Update Sunday: The Pandora archive, which retains complete copies of party websites (another reason why the idea that the material was deliberately deleted to avoid scrutiny is nuts) was offline yesterday but is now online again.  It has many archived versions of the Liberal Party website.  The most recent is dated 18 April 2015 and shows that at that time press releases back to 17 July 2010 were stored, this having been the case for at least three years.

Party comparison:  Since the Liberals are receiving some flak for the removal of 4-year-old press releases from their website (with the assumption in many circles that this was done to hide things from the internet) I thought a comparison with other parties might be interesting.

The Greens' press release archive goes back to October 2008.

The Nationals press release archive goes back to September 2010.

The Labor press release archive ... yes, hmmm.   I couldn't find one, and nor could I find evidence that one has been on the ALP site at any time since Bill Shorten became Opposition Leader.  Various archives existed during the Prime Ministerships of Kevin Rudd and Julia Gillard, but they went back a few years at most.  All I could find on the ALP site was the Our Stories section which contains the most recent half-dozen or so items.  I also found archives on campaign sites, but only for each campaign.

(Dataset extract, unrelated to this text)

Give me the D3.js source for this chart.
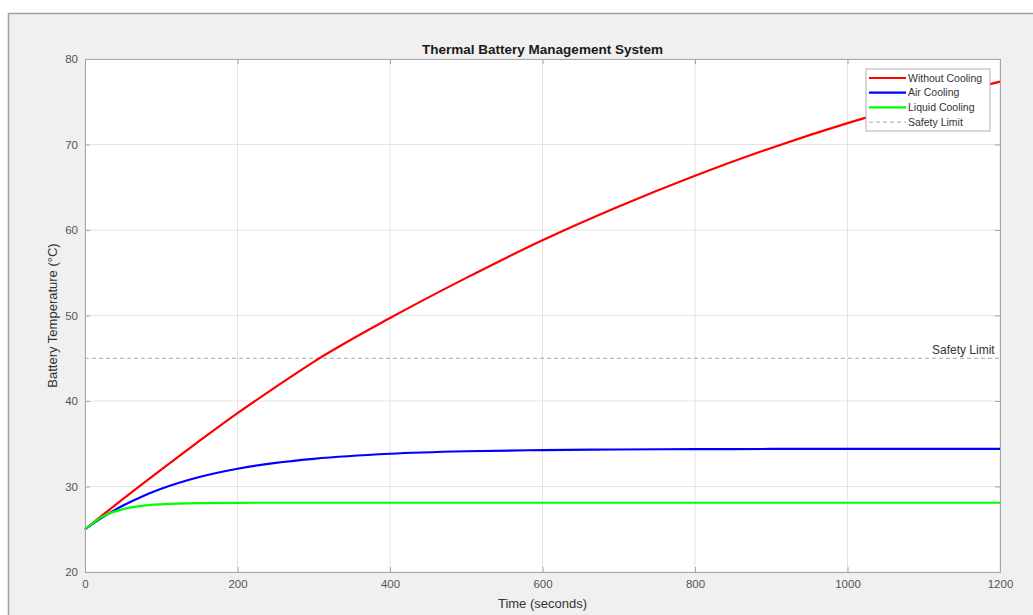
<!DOCTYPE html>
<html lang="en">
  <head>
    <meta charset="utf-8">
    <title>Thermal Battery Management System</title>
    <script src="https://d3js.org/d3.v7.min.js"></script>
    <style type="text/css">
body,html{
    margin: 0;
    padding: 0;
    background: #ffffff;
    font-family: "Liberation Sans", Arial, sans-serif;
  }
  .tick text{
    font-size: 11.5px;
    fill: #555555;
  }
    </style>
  </head>
  <body>
    <script type="text/javascript">

      // time samples (seconds)
      var times = [0, 25, 50, 75, 100, 150, 200, 250, 300, 400, 500, 600, 700, 800, 900, 1000, 1100, 1200];

      // temperatures (°C)
      var withoutCooling = [25, 26.8, 28.55, 30.28, 31.98, 35.33, 38.58, 41.63, 44.58, 49.7, 54.4, 58.8, 62.75, 66.35, 69.6, 72.5, 75.05, 77.35];
      var airCooling     = [25, 26.5, 27.77, 28.84, 29.73, 31.11, 32.08, 32.77, 33.24, 33.83, 34.12, 34.26, 34.33, 34.37, 34.39, 34.4, 34.4, 34.4];
      var liquidCooling  = [25, 26.58, 27.36, 27.74, 27.92, 28.06, 28.09, 28.1, 28.1, 28.1, 28.1, 28.1, 28.1, 28.1, 28.1, 28.1, 28.1, 28.1];
      var safetyLimit = 45;

      var seriesNames = ["Without Cooling", "Air Cooling", "Liquid Cooling"];
      var seriesColors = ["#ff0000", "#0000ff", "#00ff00"];
      var seriesValues = [withoutCooling, airCooling, liquidCooling];

      var xTicks = [0, 200, 400, 600, 800, 1000, 1200];
      var yTicks = [20, 30, 40, 50, 60, 70, 80];

      var w = 1033;
      var h = 615;

      var margin = {
          top: 59,
          bottom: 43,
          left: 85,
          right: 33
        }

      var width = w - margin.left - margin.right;
      var height = h - margin.top - margin.bottom;

      var svg = d3.select("body")
        .append("svg")
        .attr("width", w)
        .attr("height", h)

      // figure background
      svg.append("rect")
        .attr("x", 8.5)
        .attr("y", 13.5)
        .attr("width", w)
        .attr("height", h)
        .style("fill", "#f0f0f0")
        .style("stroke", "#a0a0a0")
        .style("stroke-width", 1.5)

      var g = svg.append("g")
        .attr("transform", "translate(" + margin.left + "," + margin.top + ")")

      g.append("rect")
        .attr("width", width)
        .attr("height", height)
        .style("fill", "#ffffff")

      var x = d3.scaleLinear().domain([0, 1200]).range([0, width]);
      var y = d3.scaleLinear().domain([20, 80]).range([height, 0]);

      // grid
      g.append("g")
        .selectAll("line.vg")
        .data(xTicks)
        .enter()
        .append("line")
        .attr("x1", function(d){ return x(d); })
        .attr("x2", function(d){ return x(d); })
        .attr("y1", 0)
        .attr("y2", height)
        .style("stroke", "#e3e3e3")
        .style("stroke-width", 1)

      g.append("g")
        .selectAll("line.hg")
        .data(yTicks)
        .enter()
        .append("line")
        .attr("y1", function(d){ return y(d); })
        .attr("y2", function(d){ return y(d); })
        .attr("x1", 0)
        .attr("x2", width)
        .style("stroke", "#e3e3e3")
        .style("stroke-width", 1)

      // safety limit
      g.append("line")
        .attr("x1", 0)
        .attr("x2", width)
        .attr("y1", y(safetyLimit))
        .attr("y2", y(safetyLimit))
        .style("stroke", "#a8a8a8")
        .style("stroke-width", 1)
        .style("stroke-dasharray", "4,3")

      g.append("text")
        .attr("x", x(1193))
        .attr("y", y(safetyLimit) - 4)
        .attr("text-anchor", "end")
        .style("font-size", "12px")
        .style("fill", "#333333")
        .text("Safety Limit")

      // curves
      var line = d3.line()
        .x(function(d, i){ return x(times[i]); })
        .y(function(d){ return y(d); })
        .curve(d3.curveMonotoneX)

      g.selectAll("path.series")
        .data(seriesValues)
        .enter()
        .append("path")
        .attr("class", "series")
        .attr("d", line)
        .style("fill", "none")
        .style("stroke", function(d, i){ return seriesColors[i]; })
        .style("stroke-width", 2.2)

      // axes, ticks inside on all four sides
      var axisColor = "#a6a6a6";
      function styleAxis(sel){
        sel.select(".domain").style("stroke", axisColor);
        sel.selectAll(".tick line").style("stroke", axisColor);
      }

      g.append("g")
        .attr("transform", "translate(0," + height + ")")
        .call(d3.axisBottom(x).tickValues(xTicks).tickFormat(d3.format("d")).tickSizeInner(-5).tickSizeOuter(0).tickPadding(8))
        .call(styleAxis)

      g.append("g")
        .call(d3.axisLeft(y).tickValues(yTicks).tickSizeInner(-5).tickSizeOuter(0).tickPadding(7))
        .call(styleAxis)

      g.append("g")
        .call(d3.axisTop(x).tickValues(xTicks).tickSizeInner(-5).tickSizeOuter(0).tickFormat(""))
        .call(styleAxis)

      g.append("g")
        .attr("transform", "translate(" + width + ",0)")
        .call(d3.axisRight(y).tickValues(yTicks).tickSizeInner(-5).tickSizeOuter(0).tickFormat(""))
        .call(styleAxis)

      // title and labels
      svg.append("text")
        .attr("x", margin.left + width / 2)
        .attr("y", 54)
        .attr("text-anchor", "middle")
        .style("font-size", "13.5px")
        .style("font-weight", "bold")
        .style("fill", "#1a1a1a")
        .text("Thermal Battery Management System")

      svg.append("text")
        .attr("x", margin.left + width / 2)
        .attr("y", 608)
        .attr("text-anchor", "middle")
        .style("font-size", "13px")
        .style("fill", "#333333")
        .text("Time (seconds)")

      svg.append("text")
        .attr("transform", "translate(57," + (margin.top + height / 2) + ")rotate(-90)")
        .attr("text-anchor", "middle")
        .style("font-size", "13px")
        .style("fill", "#333333")
        .text("Battery Temperature (°C)")

      // legend
      var legend = svg.append("g")
        .attr("transform", "translate(866,69)")

      legend.append("rect")
        .attr("width", 124)
        .attr("height", 62)
        .style("fill", "#ffffff")
        .style("stroke", "#b0b0b0")
        .style("stroke-width", 1)

      var legendItems = seriesNames.concat(["Safety Limit"]);
      var item = legend.selectAll("g.item")
        .data(legendItems)
        .enter()
        .append("g")
        .attr("class", "item")
        .attr("transform", function(d, i){ return "translate(0," + (9 + i * 14.7) + ")"; })

      item.append("line")
        .attr("x1", 3)
        .attr("x2", 40)
        .style("stroke", function(d, i){ return i < 3 ? seriesColors[i] : "#a8a8a8"; })
        .style("stroke-width", function(d, i){ return i < 3 ? 2.2 : 1; })
        .style("stroke-dasharray", function(d, i){ return i < 3 ? null : "4,3"; })

      item.append("text")
        .attr("x", 42)
        .attr("dy", "0.35em")
        .style("font-size", "10.5px")
        .style("fill", "#333333")
        .text(function(d){ return d; })

    </script>
  </body>
</html>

So if the Liberal Party deletes stuff that is over three and a half years old then the timing is suspicious if a scandal erupts shortly after, and this is all evidence that the Liberals are trying to hide things from the internet, but the apparent fact that the ALP doesn't keep press releases on its main site for even a few months anymore (or at least store them somewhere reasonably obvious) is not?

Note added Tuesday: I just saw another popular Twitter version of this rumour:

 This one, also started around the same time as the others, has over 650 retweets and 300 favourites.  However, once again,  deletion on the night of 17 July has been asserted as fact without evidence.